The Universal Service Obligation (USO) is a long-standing consumer protection that ensures everyone has access to landline telephones and pay phones regardless of where they live or work.
Telstra is responsible for delivering the USO, and must provide standard telephone services (STS) on request to every premises in Australia within reasonable timeframes. This is both a legislative and contractual obligation.
Please note Telstra are required to maintain landlines in nbn Sky Muster and nbn Fixed Wireless mapped areas, people in these areas DO NOT have to move to an nbn landline and can keep their current landline service. BIRRR recommends that you maintain your standard landline service in addition to your internet service. If you are told a different story to the above information by a provider, please contact the BIRRR team.
Telstra delivers the USO STS (Standard Telephone Service) using a mix of technologies, including copper, fibre, point to point radio (e.g. high capacity radio concentrator system or HCRC), NGWL and satellite infrastructure (i.e. Telstra’s USO Sat service).
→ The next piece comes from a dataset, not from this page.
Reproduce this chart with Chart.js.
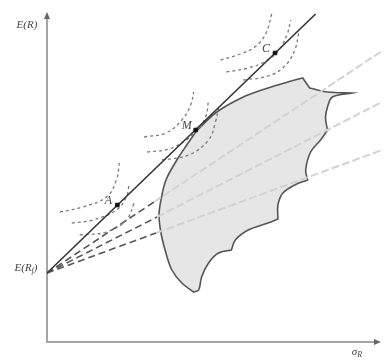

Telstra fulfil their obligation to provide an STS by giving customers access to a reliable telephone service that has good voice reception and ensures connections and faults associated with this service are undertaken and repaired within a reasonable time.
You can read what features are included in a USO STS here.
How to order a STS
Orders can be placed at your local Telstra store, by calling 13 22 00, or visiting Telstra online.
Telstra national pricing ensures that customers in remote areas pay the same price for an STS as customers in cities. While this service has traditionally been provided as a fixed line telephone service, Telstra’s obligation is technology neutral meaning they can choose the technology over which they provide you with the service. For example in some remote areas Telstra provide customers with an STS over satellite.
For more details on appointment, connection and repair times, visit the Telstra website
Telstra STS Repair Times
Telstra Consumer Service Guarantee (CSG) Payments
If Telstra are unable to repair your landline (STS) within the agreed timeframe you may be entitled to a CSG payment. Keep a record of when you report faults and fault numbers to assist with this process.
Payments are currently:
- $14.52 (for residential/charity customers) or $24.20 (for business customers), for each working day missed, for the first 5 working days of delay.
- After the first 5 working days of delay, you may be entitled to receive a CSG payment of $48.40 per additional working day of delay.
The CSG payment does not apply in some cases e.f if you are offered (even if you don’t accept) an interim telephone service, delays due to natural disasters or circumstances beyond the control of Telstra or if you don’t allow access to your property to a technician.
For more information please call 13 22 00.
USO arrangements were put in place before the widespread availability of mobile and broadband services. In April 2016, the Government requested the Productivity Commission (PC) undertake an inquiry into the future direction of the USO in an evolving telecommunications market.
The Government released the PC’s report into the telecommunications USO on 19 June 2017. The report provides a range of recommendations regarding the future of universal access to a minimum level of retail telecommunication services.
The final report is available on the Productivity Commission’s website. You can read the BIRRR Submission to the Productivity Commission here.
The Government released its response to the Productivity Commission’s inquiry into the Telecommunications Universal Service Obligation on 20 December 2017. The response outlined the Government’s intention to establish a Universal Service Guarantee to cover both broadband and voice services.
*Please note, while all care has been taken in compiling BIRRR documents, we recommend that you check with your service provider regarding any specific information for your service. Updated 18/08/19
Prepared for BIRRR by Kristy Sparrow.
One thought on “Landline Phones and the Universal Service Obligation (USO)”
This is good to know. My mobile service is not fabulous. I have to go outside into the garden to receive or make calls. In winter and wet weather I rely on my landline. The repair time when the landline fails, which is always at the Jackadgery Exchange after storms especially, is often quoted in many days 5 to 10.